A primeira estratégia foi fazer um plantão nas portarias para as pessoas ficarem sabendo que estávamos ali. Nós sempre informamos que a entrevista não demoraria mais de 3 minutos e realmente era isso. Algumas pessoas inclusive nos ajudaram a fazer essa campanha, colocando folhetos embaixo das portas, avisando vizinhos.
Isso nos ajudou um pouco. Mesmo assim, a coisa foi muito devagar. O que aconteceu é que pouquíssimas pessoas responderam a isso. A gente ouvia mil coisas: "'Não, agora não posso", "Estou saindo para ir para o trabalho", "Estou chegando do trabalho, estou cansado". Parecia que estávamos incomodando quando na verdade não era incômodo, era um dever de todos os brasileiros [participar do Censo].

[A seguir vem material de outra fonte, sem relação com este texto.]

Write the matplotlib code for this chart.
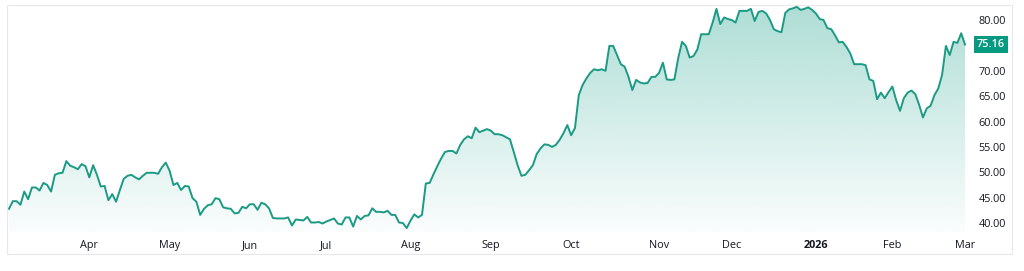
import numpy as np
import pandas as pd
import matplotlib
matplotlib.use("Agg")
import matplotlib.pyplot as plt
import matplotlib.transforms as mtransforms
from matplotlib.patches import Rectangle

# daily closes, Mar 3 2025 .. Mar 2 2026 (trading days)
closes = [
    42.8, 44.3, 44.3, 43.6, 46.2, 44.7, 47.0, 47.0, 46.4, 47.9,
    47.5, 46.2, 49.5, 49.8, 49.9, 52.2, 51.3, 51.0, 50.6, 51.6,
    51.2, 49.0, 51.4, 49.5, 47.2, 47.3, 44.5, 45.7, 44.2, 46.5,
    48.7, 49.3, 49.5, 49.0, 48.6, 49.3, 49.9, 49.9, 49.9, 49.7,
    51.0, 51.9, 50.3, 47.5, 47.9, 46.5, 47.3, 47.2, 44.9, 44.2,
    41.6, 42.8, 43.5, 43.7, 44.9, 44.7, 43.1, 42.9, 42.8, 41.9,
    42.0, 43.2, 42.9, 43.7, 43.7, 42.6, 44.0, 43.7, 42.9, 41.0,
    40.9, 40.9, 40.9, 41.1, 39.5, 40.7, 40.6, 40.5, 41.2, 40.1,
    40.1, 40.2, 39.9, 40.3, 40.6, 40.9, 39.9, 39.7, 41.1, 41.1,
    39.3, 41.4, 40.7, 41.4, 41.5, 42.9, 42.2, 42.2, 42.1, 42.4,
    41.6, 41.6, 40.1, 40.0, 39.0, 40.5, 41.7, 41.1, 41.6, 47.8,
    47.9, 49.6, 51.2, 52.7, 54.0, 54.2, 54.2, 53.7, 55.4, 56.5,
    57.1, 56.7, 58.8, 57.9, 58.2, 58.5, 58.2, 57.5, 57.5, 57.3,
    56.9, 56.5, 54.0, 51.4, 49.3, 49.5, 50.4, 51.4, 53.6, 54.7,
    55.5, 55.4, 55.0, 55.4, 56.4, 57.7, 59.3, 57.3, 58.7, 65.2,
    67.2, 68.5, 69.6, 70.3, 70.1, 70.3, 70.0, 74.9, 74.9, 73.1,
    71.3, 70.8, 68.8, 66.2, 68.2, 67.7, 67.5, 67.6, 68.8, 68.8,
    69.6, 71.6, 68.3, 68.2, 68.3, 72.5, 75.7, 74.9, 72.6, 72.9,
    74.2, 77.2, 77.2, 77.2, 79.5, 82.2, 79.2, 80.5, 80.2, 80.0,
    79.5, 81.8, 81.8, 81.8, 82.2, 79.8, 81.6, 81.8, 81.3, 80.0,
    78.2, 77.8, 77.6, 81.4, 82.1, 82.3, 82.6, 82.0, 82.2, 82.5,
    82.0, 81.3, 80.2, 80.0, 78.4, 78.2, 77.0, 75.6, 75.7, 74.7,
    73.4, 71.3, 71.3, 71.3, 71.1, 68.3, 68.0, 64.4, 65.7, 64.6,
    65.8, 66.9, 64.2, 62.1, 64.6, 65.7, 66.1, 65.4, 63.3, 60.8,
    62.6, 63.1, 65.2, 66.5, 69.2, 74.9, 73.1, 75.7, 75.5, 77.4,
    75.16,
]
holidays = ["2025-04-18", "2025-05-26", "2025-06-19", "2025-07-04", "2025-09-01",
            "2025-11-27", "2025-12-25", "2026-01-01", "2026-01-19", "2026-02-16"]
price_ticks = [40, 45, 50, 55, 60, 65, 70, 80]
last_price = 75.16

GREEN = "#089981"
LINE = "#1b9a84"
TXT = "#131722"
FONT = "Open Sans"

dates = pd.bdate_range("2025-03-03", "2026-03-02", freq="C", holidays=holidays)
dates = dates[:len(closes)]
x = np.arange(len(closes))
y = np.array(closes)

fig = plt.figure(figsize=(10.24, 2.71), dpi=100)
W, H = 1024, 271
ax = fig.add_axes([7 / W, 1 - 232 / H, 963 / W, 227 / H])
ax.set_xlim(-0.52, 251.3)
ax.set_ylim(38.23, 82.96)

# gradient area under the line
ymin, ymax = ax.get_ylim()
grad = np.linspace(0.02, 0.33, 256).reshape(-1, 1)
rgba = np.zeros((256, 1, 4))
rgba[..., 0] = 8 / 255
rgba[..., 1] = 153 / 255
rgba[..., 2] = 129 / 255
rgba[..., 3] = grad
poly = ax.fill_between(x, y, ymin, color="none", lw=0)
img = ax.imshow(rgba, aspect="auto", origin="lower",
                extent=[x[0], x[-1], ymin, ymax], interpolation="bicubic", zorder=1)
img.set_clip_path(poly.get_paths()[0], transform=ax.transData)
ax.set_xlim(-0.52, 251.3)
ax.set_ylim(ymin, ymax)

ax.plot(x, y, color=LINE, lw=1.4, zorder=3, solid_joinstyle="round")

for s in ax.spines.values():
    s.set_visible(False)

# month ticks
tick_pos, tick_lab = [], []
for i in range(1, len(dates)):
    if dates[i].month != dates[i - 1].month:
        tick_pos.append(i)
        tick_lab.append(str(dates[i].year) if dates[i].month == 1 else dates[i].strftime("%b"))
ax.set_xticks(tick_pos)
ax.set_xticklabels(tick_lab)
ax.tick_params(axis="x", length=0, pad=6, labelsize=7.8, labelcolor=TXT)
for t in ax.get_xticklabels():
    t.set_fontfamily(FONT)
    if t.get_text() == "2026":
        t.set_fontweight("bold")

ax.yaxis.tick_right()
ax.set_yticks(price_ticks)
ax.set_yticklabels([f"{v:.2f}" for v in price_ticks])
ax.tick_params(axis="y", length=0, pad=6, labelsize=7.8, labelcolor=TXT)
for t in ax.get_yticklabels():
    t.set_fontfamily(FONT)

trans = mtransforms.blended_transform_factory(ax.transAxes, ax.transData)
ax.text(1.0 + 7 / 963, last_price, f"{last_price:.2f}", transform=trans,
        ha="left", va="center", color="white", fontsize=7.8, fontweight="semibold",
        family=FONT,
        bbox=dict(boxstyle="square,pad=0.3", fc=GREEN, ec="none"), zorder=5)

fig.patches.append(Rectangle((7 / W, 1 - 254 / H), 1005 / W, 249 / H,
                             transform=fig.transFigure, fill=False,
                             ec="#e6e8ec", lw=0.8))

fig.savefig("out.png", dpi=100, facecolor="white")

Nosso trabalho de recenseamento do Copan chegou a aparecer em algumas matérias, o que nos ajudou. As pessoas viam na televisão e isso deu algum movimento positivo. Mesmo assim, a gente estava sempre na faixa de uns 15% que não queriam responder. Era uma recusa muito alta. Nós perguntávamos o motivo e ouvíamos coisas do tipo "Isso não me interessa" ou "Não, não quero fazer hoje".
Depois das recusas, nós começamos a trabalhar pelo interfone. A rejeição diminuiu para entre 4% e 5%. Mesmo com a melhora, muita gente ainda se recusava a falar. Chegavam a desligar o interfone na nossa cara. Eu ouvi coisas como: "O que era o IBGE?". Eu respondi que era o Instituto Brasileiro de Geografia e Estatística e cheguei a ouvir: "Nunca ouvi falar".
Eu até pensei que por ser a região central de São Paulo, a receptividade seria maior, mas foi decepcionante. Em alguns casos eu comentei da multa a que estão sujeitas as pessoas que se recusarem a responder ao Censo. A resposta era: "Tudo bem, a multa eu resolvo depois".
A impressão que eu tenho é que o que mais pesou foi a ignorância das pessoas. Alguns nem sabiam o que era, nem queriam entender. Também acho que houve uma confusão entre o que é público e o que é de governo, político. As pessoas confundiam muito o que era estado e o que era governo.